The Exceptional Children’s Foundation’s Early Start program provides early intervention and educational services for children from birth to age 3 who are developmentally delayed or disabled, as well as support for their families.

The organization serves children challenged with autism, Down syndrome, cerebral palsy, intellectual disabilities, speech and language impairments, traumatic brain injuries and many other disabilities or delays.

Early Start provides center-based education for both children with special needs and typically developing children in either a traditional preschool classroom or a parent and child classroom (Mommy-N-Me), as well as home-based education.

The foundation’s adult program provides adults with special needs with an array of programs and services to help them reach their personal, residential and employment goals.

Programs are designed to help guide participants along pathways to employment and include accelerated preparation programs, work readiness, exceptional packaging solutions, exceptional training academy, college classroom program, computer numerical control, machinist skills training, independent pathways programs and exceptional employment solutions.

There is also an art centers program, which provides fine arts training, a developmental activity center that provides opportunities for participants to strengthen independence, social skills and self-determination, all with respect for each person’s ability level.

The Exceptional Community Connections offers meaningful volunteer opportunities where clients can participate in meeting diverse community needs while integrating into the community. The individual pathways program provides in-depth transitional plans for adults, particularly young adults, to help them access community resources and gain more training and skill development to enter the job market, or engage in community volunteering, while the residential services program provides housing, life skills training and support for adult clients.

When Bowling became the president and CEO of the foundation at 33, he was “shocked to get the opportunity, but wanted to give the organization my all.”

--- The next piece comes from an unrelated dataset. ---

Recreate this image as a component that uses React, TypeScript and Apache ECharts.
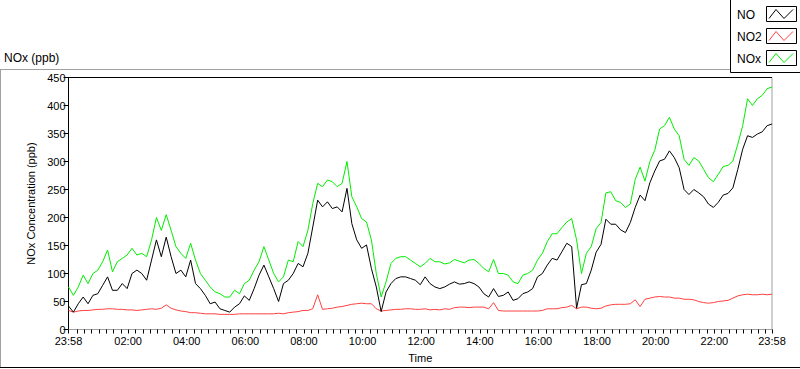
import React, { useEffect, useRef } from "react";
import * as echarts from "echarts";

// time in minutes from 00:00, first sample at 23:58 of the previous day
const START_MIN = -2;
const STEP_MIN = 10;

const NO = [
  42, 31, 46, 58, 46, 61, 64, 79, 94, 70, 70, 82, 73, 100, 106, 100, 88, 124, 160, 130, 165, 130, 100, 106, 94, 124, 82, 73, 61, 46, 49, 37, 34, 31, 40, 46, 60,
  52, 73, 97, 115, 94, 73, 50, 82, 88, 100, 118, 112, 136, 183, 231, 219, 228, 216, 219, 210, 252, 189, 160, 145, 151, 109, 76, 32, 67, 82, 91, 94, 94, 91, 88, 80,
  94, 82, 76, 73, 76, 81, 85, 81, 82, 85, 82, 76, 64, 58, 73, 59, 61, 67, 52, 55, 64, 67, 73, 94, 100, 115, 127, 124, 139, 154, 148, 38, 80, 82, 106, 138,
  152, 197, 188, 188, 178, 173, 191, 218, 240, 230, 262, 283, 301, 304, 319, 307, 289, 250, 241, 250, 244, 237, 224, 218, 227, 240, 243, 253, 286, 322, 346, 343, 349, 353, 364, 367,
];

const NO2 = [
  34, 31, 33, 34, 34, 35, 36, 36, 37, 37, 36, 36, 35, 35, 34, 35, 36, 37, 36, 38, 44, 38, 35, 33, 32, 30, 30, 29, 28, 28, 28, 27, 27, 27, 27, 28, 28,
  28, 28, 28, 28, 28, 28, 29, 28, 30, 31, 32, 34, 34, 37, 62, 36, 37, 38, 40, 41, 43, 45, 46, 47, 46, 46, 37, 33, 34, 35, 36, 36, 37, 37, 36, 36,
  37, 35, 36, 35, 37, 36, 39, 40, 40, 39, 40, 40, 40, 37, 48, 34, 33, 33, 33, 33, 33, 33, 33, 33, 34, 37, 37, 37, 39, 40, 43, 37, 40, 40, 38, 37,
  38, 42, 44, 45, 45, 45, 46, 53, 41, 54, 56, 58, 59, 58, 58, 56, 56, 54, 54, 53, 50, 48, 47, 48, 50, 51, 52, 56, 60, 62, 63, 62, 62, 63, 62, 63,
];

const NOX = [
  76, 61, 76, 97, 82, 100, 106, 121, 142, 103, 121, 127, 133, 145, 133, 136, 130, 160, 200, 177, 205, 177, 148, 136, 127, 154, 124, 100, 88, 76, 67, 64, 58, 58, 70, 64, 82,
  88, 106, 121, 148, 124, 100, 85, 94, 124, 121, 157, 148, 177, 225, 261, 255, 267, 264, 255, 261, 300, 237, 219, 198, 192, 160, 100, 58, 85, 118, 127, 130, 130, 124, 118, 112,
  118, 127, 121, 121, 117, 119, 125, 122, 119, 124, 125, 118, 109, 103, 125, 100, 100, 97, 85, 82, 97, 100, 106, 124, 136, 157, 171, 171, 182, 192, 198, 160, 100, 136, 148, 180,
  191, 244, 246, 230, 227, 218, 224, 268, 290, 265, 300, 320, 358, 364, 379, 358, 346, 304, 293, 307, 301, 286, 271, 264, 277, 291, 293, 301, 331, 364, 412, 400, 412, 418, 430, 433,
];

const SERIES_NAMES = ["NO", "NO2", "NOx"];
const SERIES_COLORS = ["#000000", "#ff4040", "#00ee00"];

const X_MIN = -2;
const X_MAX = 1438;
const X_MAJOR = [-2, 120, 240, 360, 480, 600, 720, 840, 960, 1080, 1200, 1320, 1438];
const X_MINOR_STEP = 15;
const Y_MIN = 0;
const Y_MAX = 450;
const Y_STEP = 50;

const FONT = "Liberation Sans, Arial, sans-serif";

const GRID_LEFT = 68.5;
const GRID_RIGHT = 28;
const GRID_TOP = 77.5;
const GRID_BOTTOM = 39.5;
const CHART_W = 800;
const CHART_H = 369;

function fmtTime(v: number): string {
  if (v < 0) v += 1440;
  const m = Math.round(v) % 1440;
  const h = Math.floor(m / 60);
  const mm = m % 60;
  return String(h).padStart(2, "0") + ":" + String(mm).padStart(2, "0");
}

export default function App() {
  const ref = useRef<HTMLDivElement>(null);
  useEffect(() => {
    if (!ref.current) return;
    const chart = echarts.init(ref.current, undefined, { renderer: "svg" });
    const allTicks: number[] = X_MAJOR.slice();
    for (let m = 0; m < X_MAX; m += X_MINOR_STEP) {
      if (m % 120 !== 0) allTicks.push(m);
    }
    allTicks.sort((a, b) => a - b);
    const majorSet = new Set(X_MAJOR);
    const toPairs = (arr: number[]) => arr.map((v, i) => [START_MIN + i * STEP_MIN, v]);
    const data = [NO, NO2, NOX];

    const legendItems: any[] = [];
    SERIES_NAMES.forEach((name, k) => {
      const y0 = 6.5 + k * 22;
      legendItems.push({
        type: "text",
        x: 737,
        y: y0 + 8,
        style: { text: name, fill: "#000", fontSize: 12, fontFamily: FONT, verticalAlign: "middle" },
      });
      legendItems.push({
        type: "rect",
        shape: { x: 766.5, y: y0, width: 30, height: 15 },
        style: { fill: "#fff", stroke: "#000", lineWidth: 1 },
      });
      legendItems.push({
        type: "polyline",
        shape: {
          points: [
            [769, y0 + 12],
            [776, y0 + 3],
            [784, y0 + 12],
            [793, y0 + 3],
          ],
        },
        style: { stroke: SERIES_COLORS[k], lineWidth: 1, fill: "none" },
      });
    });

    chart.setOption({
      animation: false,
      backgroundColor: "#ffffff",
      grid: {
        left: GRID_LEFT,
        right: GRID_RIGHT,
        top: GRID_TOP,
        bottom: GRID_BOTTOM,
        show: true,
        borderColor: "#a0a0a0",
        borderWidth: 1,
        backgroundColor: "#ffffff",
        containLabel: false,
      },
      xAxis: {
        type: "value",
        min: X_MIN,
        max: X_MAX,
        position: "bottom",
        name: "Time",
        nameLocation: "middle",
        nameGap: 23,
        nameTextStyle: { color: "#000", fontSize: 11, fontFamily: FONT },
        axisLine: { show: true, onZero: false, lineStyle: { color: "#a0a0a0", width: 1 } },
        axisTick: { show: true, customValues: allTicks, length: 4, lineStyle: { color: "#000" } },
        axisLabel: {
          show: true,
          customValues: allTicks,
          hideOverlap: false,
          interval: 0,
          formatter: (v: number) => (majorSet.has(v) ? fmtTime(v) : ""),
          color: "#000",
          fontSize: 11,
          fontFamily: FONT,
          margin: 6,
        },
        splitLine: { show: false },
      },
      yAxis: {
        type: "value",
        min: Y_MIN,
        max: Y_MAX,
        interval: Y_STEP,
        position: "left",
        name: "NOx Concentration (ppb)",
        nameLocation: "middle",
        nameGap: 30,
        nameTextStyle: { color: "#000", fontSize: 11, fontFamily: FONT },
        axisLine: { show: true, onZero: false, lineStyle: { color: "#000", width: 1 } },
        axisTick: { show: true, length: 5, lineStyle: { color: "#000" } },
        axisLabel: { color: "#000", fontSize: 11, fontFamily: FONT, margin: 3 },
        splitLine: { show: false },
      },
      series: data.map((arr, k) => ({
        name: SERIES_NAMES[k],
        type: "line",
        data: toPairs(arr),
        showSymbol: false,
        symbol: "none",
        lineStyle: { color: SERIES_COLORS[k], width: 1 },
        itemStyle: { color: SERIES_COLORS[k] },
        z: k === 0 ? 4 : 3,
      })),
      graphic: [
        {
          type: "line",
          shape: { x1: GRID_LEFT, y1: GRID_TOP, x2: CHART_W - GRID_RIGHT, y2: GRID_TOP },
          style: { stroke: "#000", lineWidth: 1 },
          z: 10,
        },
        { type: "line", shape: { x1: 0, y1: 69.5, x2: 730, y2: 69.5 }, style: { stroke: "#a0a0a0", lineWidth: 1 } },
        { type: "line", shape: { x1: 0.5, y1: 69.5, x2: 0.5, y2: 368 }, style: { stroke: "#a0a0a0", lineWidth: 1 } },
        { type: "line", shape: { x1: 0, y1: 367.5, x2: 800, y2: 367.5 }, style: { stroke: "#000", lineWidth: 1 } },
        {
          type: "text",
          x: 4,
          y: 58,
          style: { text: "NOx (ppb)", fill: "#000", fontSize: 12, fontFamily: FONT, verticalAlign: "middle" },
        },
        {
          type: "rect",
          shape: { x: 730.5, y: -1, width: 70, height: 73.5 },
          style: { fill: "#fff", stroke: "#000", lineWidth: 1 },
        },
        ...legendItems,
      ],
    });
    return () => chart.dispose();
  }, []);
  return <div ref={ref} style={{ position: "fixed", left: 0, top: 0, width: CHART_W, height: CHART_H }} />;
}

“I’ve always been a consensus builder,” he said. “Together, with community partners and input from who we serve, and agencies, we are able to find out what the needs are. How can we have the greatest impact?

“We have a three-year strategic plan,” he added. “Every three years we renew the plans. We keep building on the foundation we have built. We have a $28 million operating budget. The impact is impossible to measure. It’s not quantifiable.”

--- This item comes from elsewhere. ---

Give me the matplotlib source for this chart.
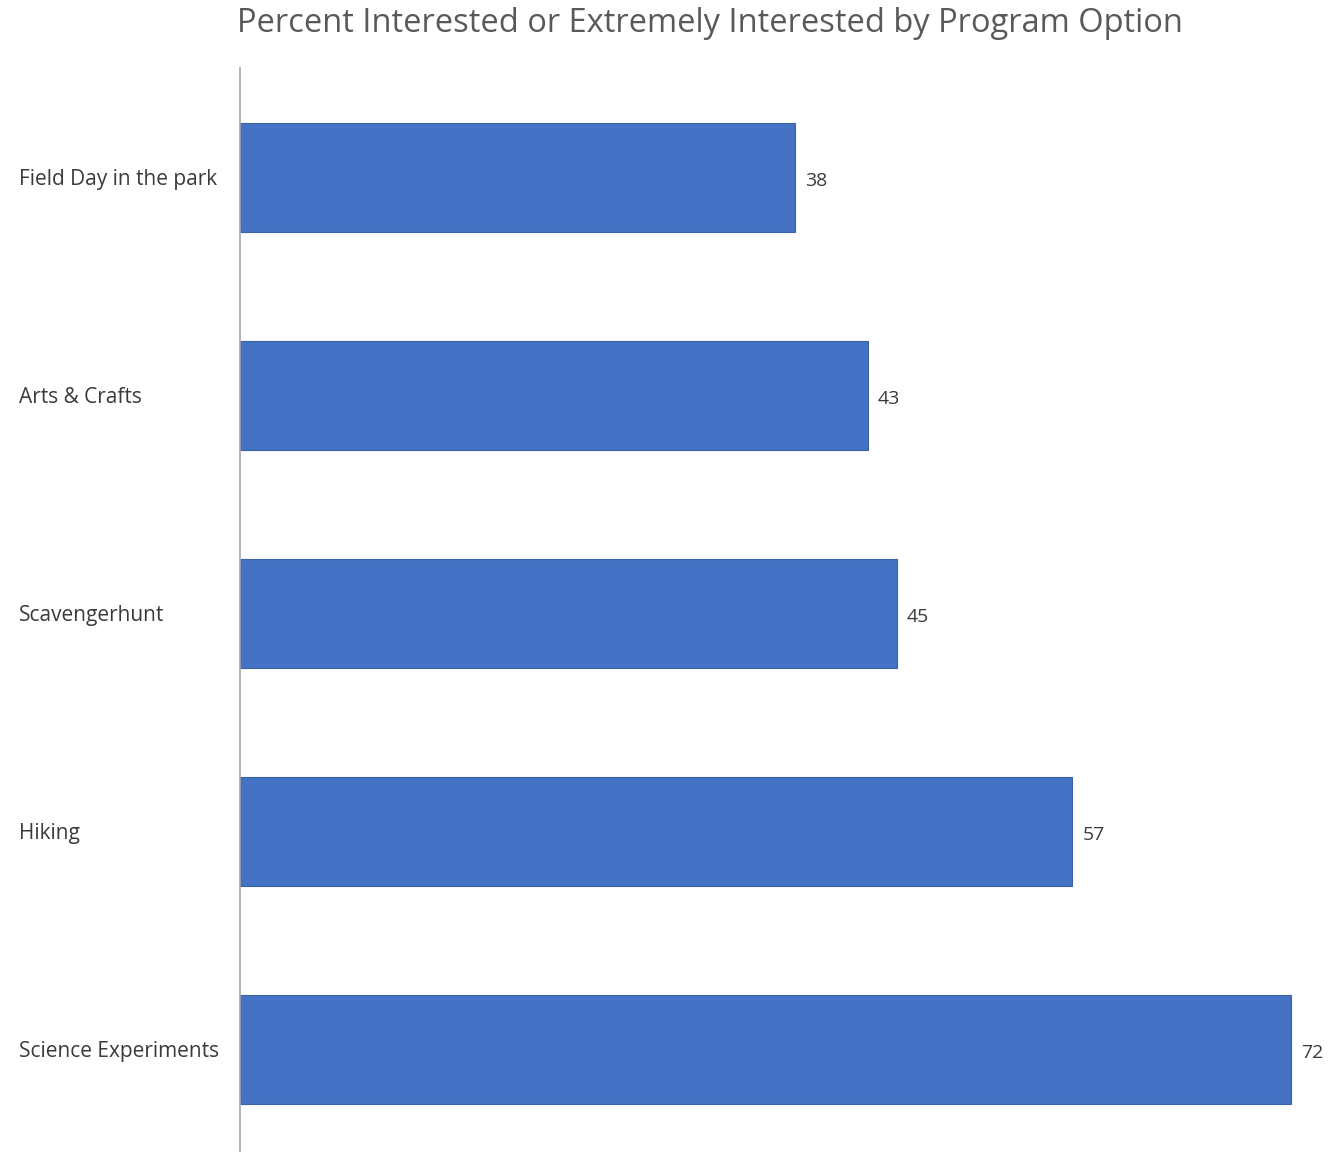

Bowling believes the Exceptional Children’s Foundation is “motivating because of love.”

“It’s about the love of a parent and of the like-minded people who have a love for people who learn differently,” he said. “These same people share a value of inclusion. Everybody has a role to play in society and can make a contribution to the home.

“When the world understands that, it will be more harmonious. Its mission is really that. We just happen to focus on disabilities. The foundation is devoted to people who learn differently. We want to empower them to access the talent that’s within.”

The foundation offers a number of therapeutic services, housed at the Kayne Eras School, including behavior therapy, speech and language therapy, occupational therapy, education therapy and a mental health program.

When it comes to the disabled, Bowling believes “there are things people just don’t know.”

“Some people don’t know about the abilities they have,” he said. “It’s human nature to categorize. The generations have placed them in a box with limitations. It’s our job to educate the individual and the community.”

After three decades with the Exceptional Children’s Foundation, Bowling is proud of the children and adults his organization serves, the staff and community partners, and what the organization has become.

“I’m endlessly amazed at the profound impact the people we serve have on me,” he said. “I can get so into my own head and that can be paralyzing. There is always so much to do.

“If I read a success story, or walk our halls and receive that smile and a, ‘hello doctor or Mr. President, or Scotty.’ I get it all. It’s all empowering to me. It makes me want to do more. It gets me out of bed.

“I’m so proud that after 76 years, we still have a magnetic quality that attracts. When I think about the impact we make, I’m the lucky one.”